_INSTRUCTIONS TO FOLLOW_
Read the lines below. Copy out any that hold the string "this".

#### SUPPLIED ENTRIES

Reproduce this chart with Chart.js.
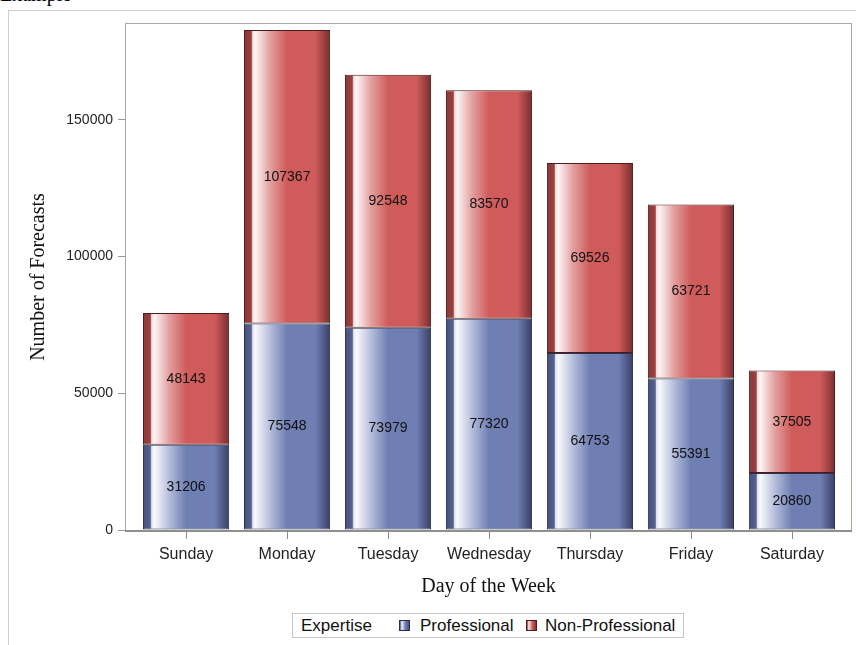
<!DOCTYPE html>
<html><head><meta charset="utf-8">
<script src="https://cdn.jsdelivr.net/npm/chart.js@4/dist/chart.umd.min.js"></script>
<style>
html,body{margin:0;padding:0;background:#fff;width:856px;height:645px;overflow:hidden;}
#wrap{position:relative;width:856px;height:645px;overflow:hidden;}
#hdr{position:absolute;left:0;top:-16px;font:20px "Liberation Serif";line-height:20px;color:#000;white-space:nowrap;}
#frame{position:absolute;left:8px;top:10px;width:900px;height:700px;border:1px solid #cfcfcf;}
#c{position:absolute;left:0;top:0;}
#legend{position:absolute;left:292px;top:613px;width:390px;height:23px;border:1px solid #c8c8c8;font:17px "Liberation Sans";color:#111;background:#fff;}
.item{position:absolute;top:0;line-height:23px;white-space:nowrap;}
.sw{position:absolute;top:6px;width:9px;height:9px;border:1px solid #333;}
</style>
</head>
<body>
<div id="wrap">
  <div id="hdr">Example</div>
  <div id="frame"></div>
  <canvas id="c" width="856" height="645"></canvas>
  <div id="legend"></div>
</div>
<script>
const days = ['Sunday','Monday','Tuesday','Wednesday','Thursday','Friday','Saturday'];
const professional = [31206, 75548, 73979, 77320, 64753, 55391, 20860];
const nonProfessional = [48143, 107367, 92548, 83570, 69526, 63721, 37505];
const yTickValues = [0, 50000, 100000, 150000];
const seriesNames = ['Professional', 'Non-Professional'];
const legendTitle = 'Expertise';
const xTitle = 'Day of the Week';
const yTitle = 'Number of Forecasts';

const BAR_PCT = 0.853;
const blueStops = [[0,'rgb(70,80,124)'],[0.085,'rgb(86,97,142)'],[0.1,'rgb(222,226,240)'],[0.13,'rgb(250,250,253)'],[0.3,'rgb(182,190,219)'],[0.5,'rgb(111,126,179)'],[0.83,'rgb(111,126,179)'],[1,'rgb(56,64,100)']];
const redStops = [[0,'rgb(140,56,56)'],[0.085,'rgb(156,64,64)'],[0.1,'rgb(242,220,220)'],[0.13,'rgb(253,246,246)'],[0.3,'rgb(228,160,160)'],[0.5,'rgb(208,91,91)'],[0.83,'rgb(208,91,91)'],[1,'rgb(120,46,46)']];

function makeGrad(stops, fallback) {
  return function(ctx) {
    const chart = ctx.chart, xs = chart.scales.x;
    if (!chart.chartArea || !xs || ctx.type !== 'data') return fallback;
    const xv = ctx.raw && ctx.raw.x !== undefined ? ctx.raw.x : ctx.dataIndex;
    const cx = xs.getPixelForValue(xv);
    const w = (xs.getPixelForValue(1) - xs.getPixelForValue(0)) * BAR_PCT;
    if (!isFinite(cx) || !isFinite(w)) return fallback;
    const g = chart.ctx.createLinearGradient(cx - w/2, 0, cx + w/2, 0);
    stops.forEach(([o,c]) => g.addColorStop(o,c));
    return g;
  };
}

const labelPlugin = {
  id: 'segLabels',
  afterDatasetsDraw(chart) {
    const c = chart.ctx;
    c.save();
    c.font = '14px "Liberation Sans"';
    c.fillStyle = '#111';
    c.textAlign = 'center';
    c.textBaseline = 'middle';
    chart.data.datasets.forEach((ds, di) => {
      chart.getDatasetMeta(di).data.forEach((el, i) => {
        c.fillText(String(ds.data[i].y), el.x, (el.y + el.base) / 2);
      });
    });
    c.restore();
  }
};

const framePlugin = {
  id: 'plotFrame',
  afterDraw(chart) {
    const c = chart.ctx, a = chart.chartArea, xs = chart.scales.x;
    const l = Math.round(a.left), t = Math.round(a.top), r = Math.round(a.right), b = Math.round(a.bottom);
    c.save();
    c.strokeStyle = '#a8a8a8';
    c.lineWidth = 1;
    c.strokeRect(l - 0.5, t - 0.5, r - l + 1, b - t + 1);
    c.strokeStyle = '#8f8f8f';
    c.lineWidth = 2;
    c.beginPath(); c.moveTo(l - 1, b + 1); c.lineTo(r + 1, b + 1); c.stroke();
    // category tick marks below the axis, at the scale's tick positions
    c.strokeStyle = '#8a8a8a';
    c.lineWidth = 1;
    for (let i = 0; i < days.length; i++) {
      const px = Math.round(xs.getPixelForValue(i)) + 0.5;
      c.beginPath();
      c.moveTo(px, b + 1);
      c.lineTo(px, b + 9);
      c.stroke();
    }
    c.restore();
  }
};

new Chart(document.getElementById('c'), {
  type: 'bar',
  data: {
    datasets: [
      {
        label: seriesNames[0],
        data: professional.map((v, i) => ({x: i, y: v})),
        backgroundColor: makeGrad(blueStops, 'rgb(111,126,179)'),
        borderColor: '#2a3050',
        borderWidth: 1,
        borderSkipped: false,
        barPercentage: BAR_PCT,
        categoryPercentage: 1
      },
      {
        label: seriesNames[1],
        data: nonProfessional.map((v, i) => ({x: i, y: v})),
        backgroundColor: makeGrad(redStops, 'rgb(208,91,91)'),
        borderColor: '#4a1c1c',
        borderWidth: 1,
        borderSkipped: false,
        barPercentage: BAR_PCT,
        categoryPercentage: 1
      }
    ]
  },
  options: {
    responsive: false,
    animation: false,
    layout: { padding: { top: 24, right: 5, left: 0, bottom: 0 } },
    plugins: { legend: { display: false }, tooltip: { enabled: false } },
    scales: {
      x: {
        type: 'linear', stacked: true, bounds: 'data',
        min: -0.595, max: 6.585, offset: false,
        afterBuildTicks: s => { s.ticks = days.map((d, i) => ({value: i})); },
        afterFit: s => { s.height = 115; },
        ticks: {
          callback: v => days[v], autoSkip: false, maxRotation: 0, minRotation: 0,
          padding: 15, font: { family: 'Liberation Sans', size: 16 }, color: '#222'
        },
        grid: { display: false, drawOnChartArea: false, drawTicks: false },
        border: { display: false },
        title: { display: true, text: xTitle, font: { family: 'Liberation Serif', size: 20 }, color: '#111', padding: { top: 0, bottom: 46 } }
      },
      y: {
        type: 'linear', stacked: true, bounds: 'data',
        min: 0, max: 185100,
        afterBuildTicks: s => { s.ticks = yTickValues.map(v => ({value: v})); },
        afterFit: s => { s.width = 126; },
        ticks: {
          callback: v => String(v), padding: 5,
          font: { family: 'Liberation Sans', size: 14 }, color: '#222'
        },
        grid: { drawOnChartArea: false, drawTicks: true, tickLength: 8, color: '#9a9a9a' },
        border: { display: false },
        title: { display: true, text: yTitle, font: { family: 'Liberation Serif', size: 20 }, color: '#111', padding: { top: 27, bottom: 0 } }
      }
    }
  },
  plugins: [framePlugin, labelPlugin]
});

// HTML legend built from series names
const lg = document.getElementById('legend');
const swatchCss = [
  'linear-gradient(90deg, rgb(70,80,124) 0%, rgb(240,242,250) 20%, rgb(111,126,179) 60%, rgb(70,80,124) 100%)',
  'linear-gradient(90deg, rgb(140,56,56) 0%, rgb(250,235,235) 20%, rgb(208,91,91) 60%, rgb(130,50,50) 100%)'
];
const parts = [
  { cls: 'item', left: 8, text: legendTitle },
  { cls: 'sw', left: 106, bg: swatchCss[0], bc: '#2a3050' },
  { cls: 'item', left: 127, text: seriesNames[0] },
  { cls: 'sw', left: 233, bg: swatchCss[1], bc: '#4a1c1c' },
  { cls: 'item', left: 252, text: seriesNames[1] }
];
parts.forEach(p => {
  const e = document.createElement('span');
  e.className = p.cls;
  e.style.left = p.left + 'px';
  if (p.text) e.textContent = p.text;
  if (p.bg) { e.style.background = p.bg; e.style.borderColor = p.bc; }
  lg.appendChild(e);
});
</script>
</body></html>
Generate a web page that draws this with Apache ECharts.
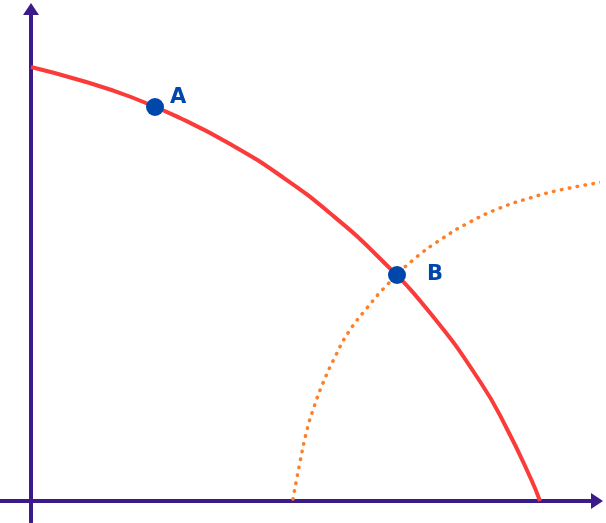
<!DOCTYPE html>
<html>
<head>
<meta charset="utf-8">
<title>PPF</title>
<script src="https://cdn.jsdelivr.net/npm/echarts@6/dist/echarts.min.js"></script>
<style>
  html, body { margin: 0; padding: 0; background: #fff; }
  #main { width: 606px; height: 523px; }
</style>
</head>
<body>
<div id="main"></div>
<script type="text/javascript">
  // 红色曲线（原始生产可能性边界）
  var redCurve = [
    [0, 434], [50, 420.5], [100, 404], [150, 382.5], [200, 356.5], [250, 325],
    [300, 287], [350, 241.5], [400, 187], [450, 118], [475, 74], [500, 22], [509, 0]
  ];
  // 橙色点线
  var orangeCurve = [
    [262, 2], [269, 39], [276, 71], [283, 94], [292, 118], [304, 144],
    [317, 168], [336, 193], [356, 216], [382, 241], [412, 263], [439, 279],
    [469, 293], [499, 303], [529, 311], [572, 319]
  ];
  // 标记点
  var pointNames = ['A', 'B'];
  var pointValues = [[124, 394], [366, 226]];

  var axisColor = '#3b1a8a';
  var blue = '#0047ab';

  var myChart = echarts.init(document.getElementById('main'));

  var pts = [];
  for (var i = 0; i < pointNames.length; i++) {
    pts.push({ name: pointNames[i], value: pointValues[i] });
  }

  var option = {
    animation: false,
    grid: { left: 0, right: 9, top: 9, bottom: 1 },
    xAxis: {
      type: 'value', min: -31, max: 566,
      splitLine: { show: false }, axisTick: { show: false }, axisLabel: { show: false },
      axisLine: {
        onZero: true,
        symbol: ['none', 'triangle'], symbolSize: [16, 12],
        lineStyle: { color: axisColor, width: 4 }
      }
    },
    yAxis: {
      type: 'value', min: -21, max: 492,
      splitLine: { show: false }, axisTick: { show: false }, axisLabel: { show: false },
      axisLine: {
        onZero: true,
        symbol: ['none', 'triangle'], symbolSize: [16, 12],
        lineStyle: { color: axisColor, width: 4 }
      }
    },
    series: [
      {
        type: 'line',
        data: orangeCurve,
        smooth: true,
        showSymbol: false,
        clip: false,
        z: 2,
        lineStyle: { color: '#ff7f27', width: 3.5, type: [0.5, 7.5], cap: 'round' }
      },
      {
        type: 'line',
        data: redCurve,
        smooth: true,
        showSymbol: false,
        z: 3,
        lineStyle: { color: '#fb3a3a', width: 4 }
      },
      {
        type: 'scatter',
        data: pts,
        symbolSize: 18,
        z: 5,
        itemStyle: { color: blue, opacity: 1 },
        label: {
          show: true,
          formatter: '{b}',
          position: 'right',
          distance: 6,
          color: blue,
          fontSize: 21,
          fontWeight: 'bold',
          fontFamily: 'DejaVu Sans'
        },
        labelLayout: function (params) {
          if (params.dataIndex === 0) {
            return { dy: -9 };
          }
          return { dx: 15 };
        }
      }
    ]
  };
  myChart.setOption(option);
</script>
</body>
</html>
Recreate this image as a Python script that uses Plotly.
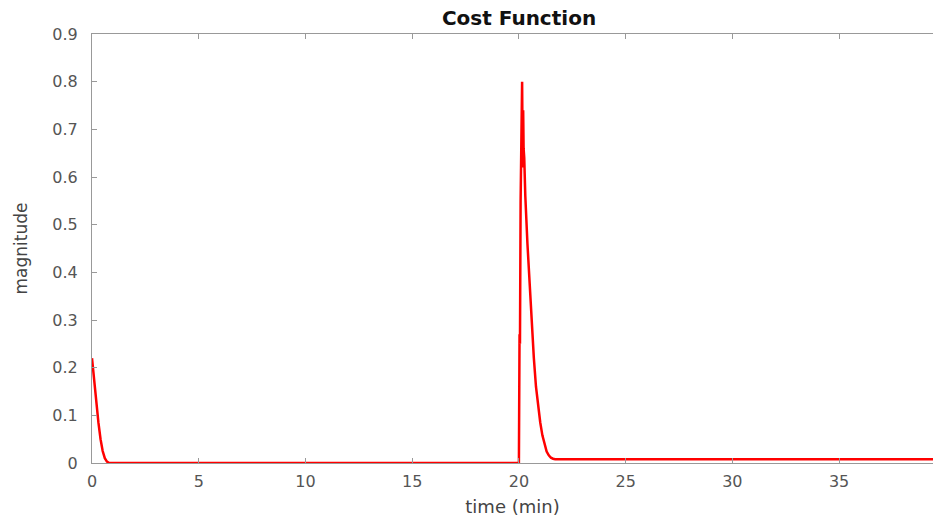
import plotly.graph_objects as go

# time (min) and cost-function magnitude
time_min = [0.0, 0.1, 0.2, 0.3, 0.4, 0.5, 0.6, 0.7, 0.8,
            19.99, 20.0, 20.03, 20.05, 20.08, 20.12, 20.15, 20.18, 20.2, 20.22, 20.25,
            20.3, 20.4, 20.5, 20.6, 20.7, 20.8, 20.9, 21.0, 21.1, 21.2, 21.3, 21.4, 21.5, 21.6, 21.7,
            39.4]
magnitude = [0.22, 0.17, 0.125, 0.085, 0.05, 0.025, 0.01, 0.003, 0.0,
             0.0, 0.0, 0.27, 0.25, 0.55, 0.72, 0.80, 0.62, 0.74, 0.66, 0.64,
             0.56, 0.46, 0.37, 0.29, 0.22, 0.16, 0.12, 0.085, 0.058, 0.038, 0.024, 0.016, 0.011, 0.009, 0.008,
             0.008]

x_ticks = [0, 5, 10, 15, 20, 25, 30, 35]
y_ticks = [0, 0.1, 0.2, 0.3, 0.4, 0.5, 0.6, 0.7, 0.8, 0.9]
y_tick_labels = ["0", "0.1", "0.2", "0.3", "0.4", "0.5", "0.6", "0.7", "0.8", "0.9"]

FONT = "DejaVu Sans, Liberation Sans, Arial, sans-serif"

fig = go.Figure()
fig.add_trace(go.Scatter(x=time_min, y=magnitude, mode="lines",
                         line=dict(color="#ff0000", width=2.5), showlegend=False))

tick_font = dict(family=FONT, size=16, color="#555555")

fig.update_layout(
    width=933, height=520,
    margin=dict(l=92, r=0, t=34, b=57),
    paper_bgcolor="white", plot_bgcolor="white",
    title=dict(text="<b>Cost Function</b>", x=519 / 933, xanchor="center",
               y=1 - 18 / 520, yanchor="middle",
               font=dict(family=FONT, size=20, color="#111111")),
    xaxis=dict(range=[0, 39.4], tickvals=x_ticks, showgrid=False, zeroline=False,
               showline=True, linecolor="#999999", linewidth=1, mirror="ticks",
               ticks="inside", ticklen=5, tickcolor="#999999",
               tickfont=tick_font, ticklabelstandoff=4,
               title=dict(text="time (min)", standoff=10,
                          font=dict(family=FONT, size=18, color="#444444"))),
    yaxis=dict(range=[0, 0.9], tickvals=y_ticks, ticktext=y_tick_labels, showgrid=False, zeroline=False,
               showline=True, linecolor="#999999", linewidth=1, mirror=False,
               ticks="inside", ticklen=5, tickcolor="#999999",
               tickfont=tick_font, ticklabelstandoff=10,
               title=dict(text="magnitude", standoff=20,
                          font=dict(family=FONT, size=17, color="#444444"))),
)

fig.write_html("out.html")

########

_TASK OUTPUT_
Reproduce this chart with Chart.js.
Generate a web page that draws this with Apache ECharts.
Recreate this image as a Python script that uses Plotly.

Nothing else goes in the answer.